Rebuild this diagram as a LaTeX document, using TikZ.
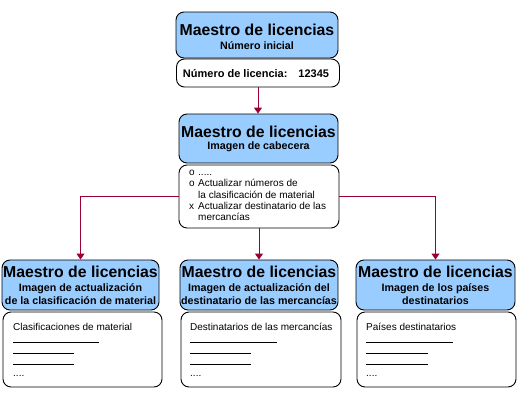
\documentclass[tikz,border=0pt]{standalone}
\usepackage{fontspec}
\setmainfont{Liberation Sans}
\usetikzlibrary{arrows.meta, positioning}
\definecolor{headblue}{HTML}{99CCFF}
\definecolor{linkred}{HTML}{990033}
\newcommand{\blankline}[1]{\rule{#1}{0.7pt}}
\tikzset{
  headbox/.style={draw=black, fill=headblue, rounded corners=8pt, line width=0.9pt, inner sep=0pt},
  detailbox/.style={draw=black, fill=white, rounded corners=8pt, line width=0.9pt, inner sep=0pt},
  titletext/.style={font=\fontsize{15.8}{17}\selectfont\bfseries, inner sep=0pt},
  subtext/.style={font=\fontsize{10.7}{13}\selectfont\bfseries, align=center, inner sep=0pt},
  listtext/.style={font=\fontsize{10}{11.3}\selectfont, align=left, anchor=north west, inner sep=0pt},
  link/.style={linkred, line width=1pt, -{Triangle[width=8pt,length=6pt]}}
}

\begin{document}
\begin{tikzpicture}[x=1pt, y=-1pt]
  \useasboundingbox (0,0) rectangle (527,407);

  % Initial number
  \node[headbox, minimum width=162pt, minimum height=46pt] (thead) at (257,35) {};
  \node[titletext] (ttitle) at (257,30) {Maestro de licencias};
  \node[subtext] (tsub) at (257,46) {Número inicial};
  \node[detailbox, minimum width=163pt, minimum height=28pt] (tdet) at (258,73) {};
  \node[font=\fontsize{11}{13}\selectfont\bfseries, inner sep=0pt] (tnum) at (256,74) {Número de licencia:\hspace{11pt}12345};

  % Header image
  \node[headbox, minimum width=159pt, minimum height=49pt] (chead) at (258.5,138.5) {};
  \node[titletext] (ctitle) at (258.5,132) {Maestro de licencias};
  \node[subtext] (csub) at (258.5,147) {Imagen de cabecera};
  \node[detailbox, minimum width=160pt, minimum height=63pt] (cdet) at (259,196.5) {};
  \node[listtext] (clist) at (189,170) {%
    \makebox[9pt][l]{o}.....\\
    \makebox[9pt][l]{o}Actualizar números de\\
    \makebox[9pt][l]{}la clasificación de material\\
    \makebox[9pt][l]{x}Actualizar destinatario de las\\
    \makebox[9pt][l]{}mercancías};

  % Material classification image
  \node[headbox, minimum width=157pt, minimum height=50pt] (lhead) at (80.5,285) {};
  \node[titletext] (ltitle) at (80.5,272) {Maestro de licencias};
  \node[subtext] (lsub) at (80.5,294.5) {Imagen de actualización\\de la clasificación de material};
  \node[detailbox, minimum width=159pt, minimum height=75pt] (ldet) at (82.5,349.5) {};
  \node[listtext] (llist) at (13,323) {%
    Clasificaciones de material\\[0.5pt]
    \blankline{86pt}\\
    \blankline{61pt}\\
    \blankline{61pt}\\
    ....};

  % Goods recipient image
  \node[headbox, minimum width=158pt, minimum height=50pt] (mhead) at (259,285) {};
  \node[titletext] (mtitle) at (259,272) {Maestro de licencias};
  \node[subtext] (msub) at (259,294.5) {Imagen de actualización del\\destinatario de las mercancías};
  \node[detailbox, minimum width=160pt, minimum height=75pt] (mdet) at (261,349.5) {};
  \node[listtext] (mlist) at (190,323) {%
    Destinatarios de las mercancías\\[0.5pt]
    \blankline{87pt}\\
    \blankline{61pt}\\
    \blankline{61pt}\\
    ....};

  % Destination countries image
  \node[headbox, minimum width=159pt, minimum height=50pt] (rhead) at (435.5,285) {};
  \node[titletext] (rtitle) at (435.5,272) {Maestro de licencias};
  \node[subtext] (rsub) at (435.5,294.5) {Imagen de los países\\destinatarios};
  \node[detailbox, minimum width=159pt, minimum height=75pt] (rdet) at (436.5,349.5) {};
  \node[listtext] (rlist) at (366,323) {%
    Países destinatarios\\[0.5pt]
    \blankline{87pt}\\
    \blankline{62pt}\\
    \blankline{62pt}\\
    ....};

  % Connectors
  \draw[link] (tdet.south) -- (tdet.south |- chead.north);
  \draw[link] (cdet.west) -| (lhead.north);
  \draw[link] (cdet.south) -- (cdet.south |- mhead.north);
  \draw[link] (cdet.east) -| (rhead.north);
\end{tikzpicture}
\end{document}
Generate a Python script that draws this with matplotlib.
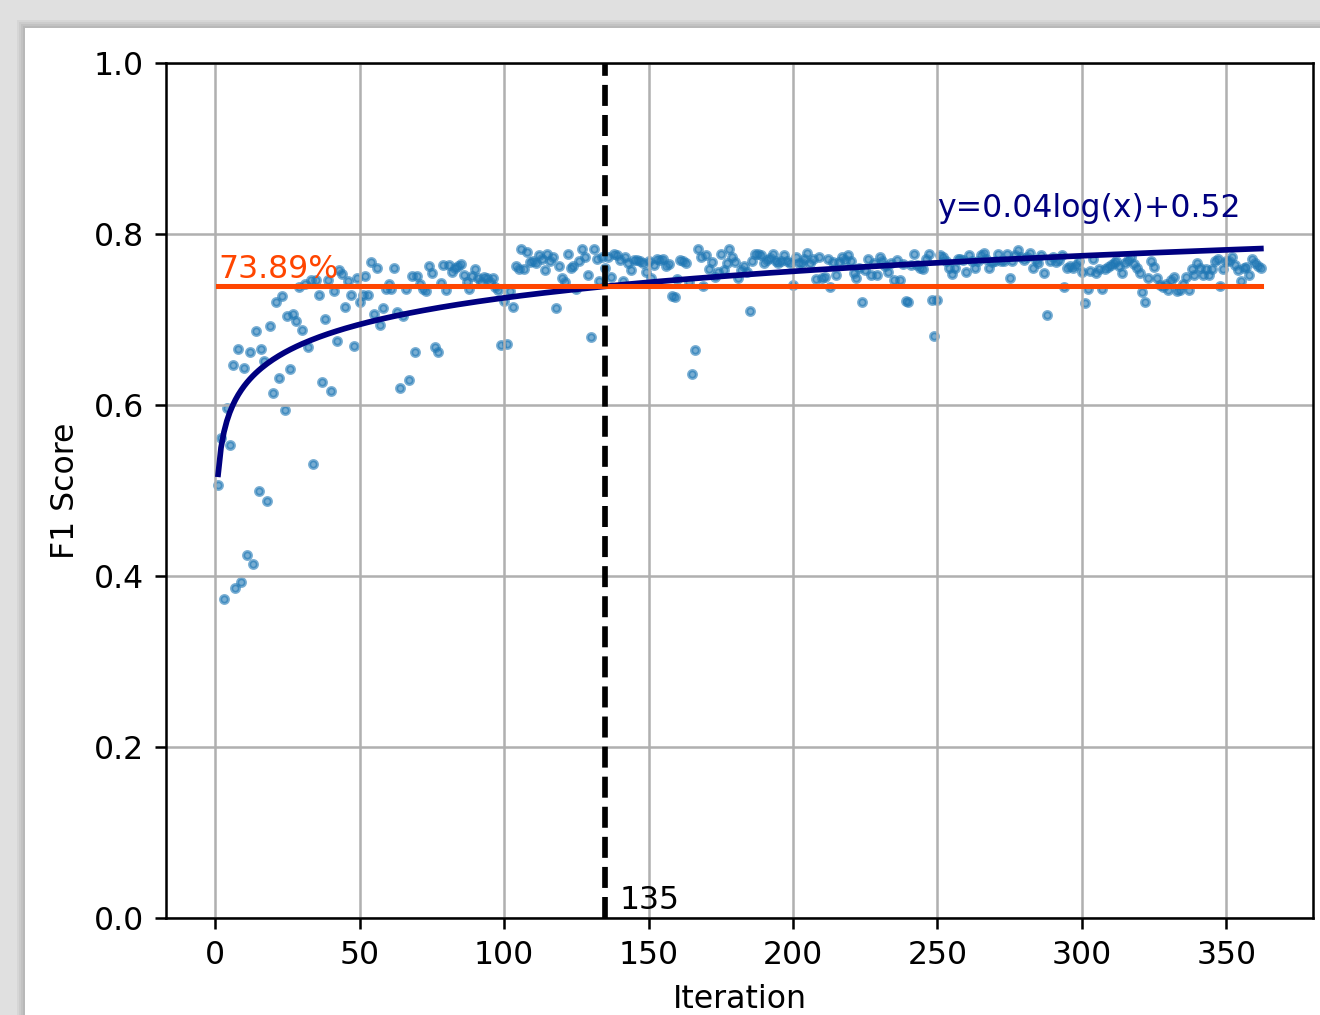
import numpy as np
import matplotlib
matplotlib.use('Agg')
import matplotlib.pyplot as plt
from matplotlib.patches import Rectangle

# F1 score per iteration (iterations 1..362)
f1_scores = [
    0.507, 0.561, 0.373, 0.597, 0.553, 0.647, 0.386, 0.666, 0.393, 0.643,
    0.425, 0.662, 0.414, 0.687, 0.499, 0.666, 0.651, 0.488, 0.692, 0.614,
    0.721, 0.631, 0.727, 0.594, 0.704, 0.642, 0.707, 0.698, 0.738, 0.688,
    0.742, 0.668, 0.746, 0.531, 0.746, 0.729, 0.627, 0.701, 0.746, 0.616,
    0.733, 0.675, 0.758, 0.753, 0.715, 0.745, 0.729, 0.669, 0.748, 0.721,
    0.729, 0.751, 0.729, 0.767, 0.706, 0.760, 0.693, 0.713, 0.736, 0.742,
    0.736, 0.760, 0.709, 0.620, 0.704, 0.736, 0.629, 0.751, 0.662, 0.751,
    0.742, 0.736, 0.733, 0.762, 0.754, 0.668, 0.662, 0.743, 0.764, 0.735,
    0.764, 0.755, 0.760, 0.763, 0.765, 0.752, 0.744, 0.736, 0.751, 0.759,
    0.748, 0.744, 0.750, 0.748, 0.744, 0.749, 0.738, 0.734, 0.670, 0.722,
    0.671, 0.733, 0.715, 0.763, 0.759, 0.783, 0.759, 0.779, 0.767, 0.769,
    0.766, 0.775, 0.771, 0.758, 0.777, 0.768, 0.773, 0.714, 0.763, 0.748,
    0.744, 0.777, 0.760, 0.762, 0.736, 0.768, 0.783, 0.773, 0.752, 0.679,
    0.783, 0.771, 0.745, 0.773, 0.760, 0.773, 0.750, 0.777, 0.775, 0.770,
    0.745, 0.773, 0.766, 0.758, 0.770, 0.770, 0.768, 0.766, 0.755, 0.769,
    0.748, 0.764, 0.771, 0.770, 0.771, 0.763, 0.765, 0.727, 0.726, 0.747,
    0.770, 0.768, 0.766, 0.744, 0.636, 0.664, 0.783, 0.773, 0.739, 0.775,
    0.759, 0.767, 0.750, 0.756, 0.777, 0.758, 0.766, 0.783, 0.773, 0.767,
    0.748, 0.758, 0.763, 0.756, 0.710, 0.768, 0.777, 0.777, 0.775, 0.766,
    0.770, 0.772, 0.777, 0.769, 0.766, 0.768, 0.775, 0.768, 0.766, 0.740,
    0.773, 0.766, 0.766, 0.771, 0.778, 0.766, 0.771, 0.747, 0.773, 0.748,
    0.750, 0.771, 0.738, 0.767, 0.752, 0.767, 0.773, 0.770, 0.775, 0.768,
    0.754, 0.748, 0.760, 0.721, 0.758, 0.771, 0.752, 0.766, 0.752, 0.773,
    0.768, 0.762, 0.756, 0.766, 0.746, 0.770, 0.746, 0.765, 0.722, 0.721,
    0.764, 0.777, 0.764, 0.760, 0.759, 0.771, 0.777, 0.723, 0.681, 0.723,
    0.775, 0.773, 0.768, 0.760, 0.753, 0.760, 0.771, 0.771, 0.770, 0.756,
    0.775, 0.768, 0.760, 0.768, 0.775, 0.778, 0.771, 0.760, 0.767, 0.768,
    0.777, 0.768, 0.768, 0.777, 0.749, 0.768, 0.775, 0.781, 0.773, 0.770,
    0.773, 0.778, 0.760, 0.770, 0.766, 0.775, 0.754, 0.705, 0.768, 0.773,
    0.767, 0.770, 0.775, 0.738, 0.760, 0.762, 0.760, 0.764, 0.768, 0.755,
    0.719, 0.736, 0.757, 0.771, 0.754, 0.759, 0.736, 0.759, 0.761, 0.764,
    0.766, 0.768, 0.763, 0.754, 0.766, 0.770, 0.773, 0.765, 0.760, 0.754,
    0.732, 0.721, 0.748, 0.768, 0.761, 0.748, 0.740, 0.738, 0.742, 0.735,
    0.746, 0.750, 0.733, 0.735, 0.742, 0.750, 0.735, 0.759, 0.752, 0.766,
    0.760, 0.752, 0.759, 0.752, 0.759, 0.769, 0.771, 0.739, 0.759, 0.768,
    0.768, 0.773, 0.764, 0.758, 0.745, 0.760, 0.761, 0.752, 0.771, 0.766,
    0.762, 0.760,
]
iterations = np.arange(1, len(f1_scores) + 1)

mean_f1 = 0.7389        # horizontal reference line
fit_a, fit_b = 0.0448, 0.519   # y = a*log(x) + b
cross_iter = 135        # where the fit reaches the mean

DPI = 227
fig = plt.figure(figsize=(1320 / DPI, 1015 / DPI), dpi=DPI, facecolor='#e0e0e0')
# screenshot-like white page with a soft shadow on grey background
for i, c in enumerate(['#d6d6d6', '#cccccc', '#c2c2c2', '#b8b8b8']):
    fig.patches.append(Rectangle(((17 + 2 * i) / 1320, 0), 1, 1 - (20 + 2 * i) / 1015,
                                 transform=fig.transFigure, facecolor=c,
                                 edgecolor='none', zorder=-2))
fig.patches.append(Rectangle((25 / 1320, 0), 1, 1 - 28 / 1015, transform=fig.transFigure,
                             facecolor='white', edgecolor='none', zorder=-1))

ax = fig.add_axes([166 / 1320, 1 - 918 / 1015, (1313 - 166) / 1320, (918 - 63) / 1015])

ax.scatter(iterations, f1_scores, s=6, alpha=0.6, color='C0')

fit_y = fit_a * np.log(iterations) + fit_b
ax.plot(iterations, fit_y, color='navy', lw=1.8)
ax.plot(iterations, np.full(len(iterations), mean_f1), color='orangered', lw=1.6)
ax.axvline(cross_iter, color='black', ls='--', lw=1.8)

ax.text(1, mean_f1 + 0.01, f'{mean_f1 * 100:.2f}%', color='orangered')
ax.text(250, 0.82, 'y=0.04log(x)+0.52', color='navy')
ax.text(cross_iter + 5, 0.01, str(cross_iter), color='black')

ax.set_ylim(0, 1.0)
ax.set_xlabel('Iteration')
ax.set_ylabel('F1 Score')
ax.grid(True)

fig.savefig('out.png', dpi=DPI, facecolor=fig.get_facecolor())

--

**REQUIRED WORK:**
Your first line is the one with "Generate a Python", and your last is the one with "from matplotlib.patches import Rectangle". Copy those and every line between them exactly, without any pictures.

**EXERCISE OUTPUT:**
Generate a Python script that draws this with matplotlib.
import numpy as np
import matplotlib
matplotlib.use('Agg')
import matplotlib.pyplot as plt
from matplotlib.patches import Rectangle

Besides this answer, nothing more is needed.